Understanding the changes in Maize canopy structure caused by Fall Armyworm (J.E. Smith, Spodoptera frugiperda) using field hyperspectral spectroscopy measurements

Maize (Zea mays L.) is one of Africa’s most popular crops due to its importance as a staple food for the majority of the population. The recurring invasion of Fall armyworm (FAW, J.E. Smith, Spodoptera frugiperda) has caused significant damage to the maize canopy structure and affected maize yield and production. The physical damage caused by FAW varies depending on its larval stage; for instance, superficie feeding can cause semi-transparent patches on the leaves known as ‘papery windows’. The larva also causes crop damage by feeding on the leaf tissue and causing holes in the leaf, a common symptom of this pest. Monitoring the changes to the maize canopy structure is central to food security and alleviating poverty. Therefore, it is of critical importance to monitor these changes. Studies have used traditional and remote sense-based techniques. Traditionally, direct field and laboratory measurements, which are spatially and temporally limited, costly, and time-consuming, have been used to measure the biophysical changes that have been used by FAW. Whereas remote sensing (RS) techniques can be used to explain the spatial, spectral, and textural features of canopy structures in a cost-effective and timely manner. This study aimed to understand the effects of FAW infestation on maize canopy structure using field hyperspectral spectroscopy measurements and a machine learning algorithm (random forest (RF)).

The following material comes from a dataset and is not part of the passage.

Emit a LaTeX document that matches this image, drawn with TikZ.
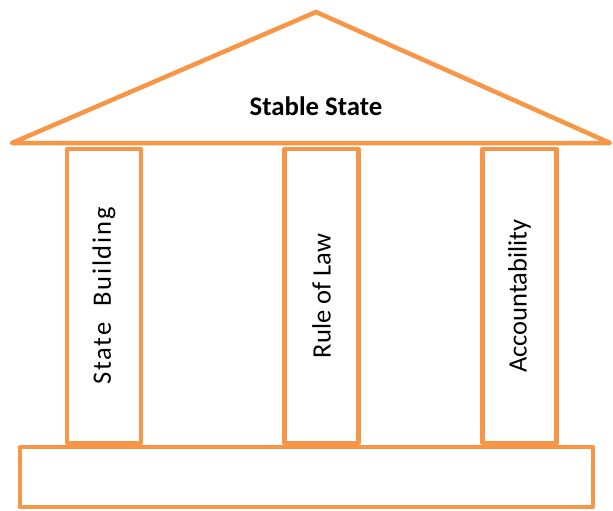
\documentclass[tikz,border=0pt]{standalone}
\usepackage{fontspec}
\setmainfont{Carlito}
\definecolor{orng}{HTML}{F79646}
\newcommand{\pfont}{\fontsize{26.5}{31}\selectfont}
\begin{document}
\begin{tikzpicture}[x=1pt,y=-1pt,
  outline/.style={draw=orng,line width=4.5pt,line join=round},
  pillar/.style={outline,fill=white,inner sep=0pt,minimum width=74pt,minimum height=294pt},
  rooflabel/.style={font=\fontsize{26.8}{31}\selectfont\bfseries}]
\useasboundingbox (0,0) rectangle (613,511);
\coordinate (apex) at (316,12);
\coordinate (rl) at (12,143);
\coordinate (rr) at (610,143);
\draw[outline] (rl) -- (apex) -- (rr) -- cycle;
\node[rooflabel] (roof) at (316,106) {Stable State};
\node[pillar] (p1) at (104,296) {\rotatebox{90}{\pfont\addfontfeature{LetterSpace=7}State\ \ Building}};
\node[pillar] (p2) at (321.5,296) {\rotatebox{90}{\pfont Rule of Law}};
\node[pillar] (p3) at (519.5,296) {\rotatebox{90}{\pfont Accountability}};
\node[outline,inner sep=0pt,minimum width=573pt,minimum height=60pt] (base) at (306.5,477) {};
\end{tikzpicture}
\end{document}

Spectral measurements were also taken in the field to observe the spectral difference between the infested and non-infested maize crops. These were used to classify and model the spectral behaviours of maize crop biophysical changes under FAW. The study hypothesised that changes in canopy biophysical variables (e.g., leaf area index, stem and leaf length, and biomass) can be used to study the changes in maize canopy structure caused by FAW infestation using field hyperspectral spectroscopy measurements. The preliminary results from this study show that structural changes (e.g., leaf area index, stem and leaf length, and biomass) caused by FAW can be mapped with high accuracy using field hyperspectral spectroscopy measurements. This study underscores the significance of comprehending maize canopy structure alterations for two primary purposes: enhancing crop yield and optimizing agricultural production to ensure food security.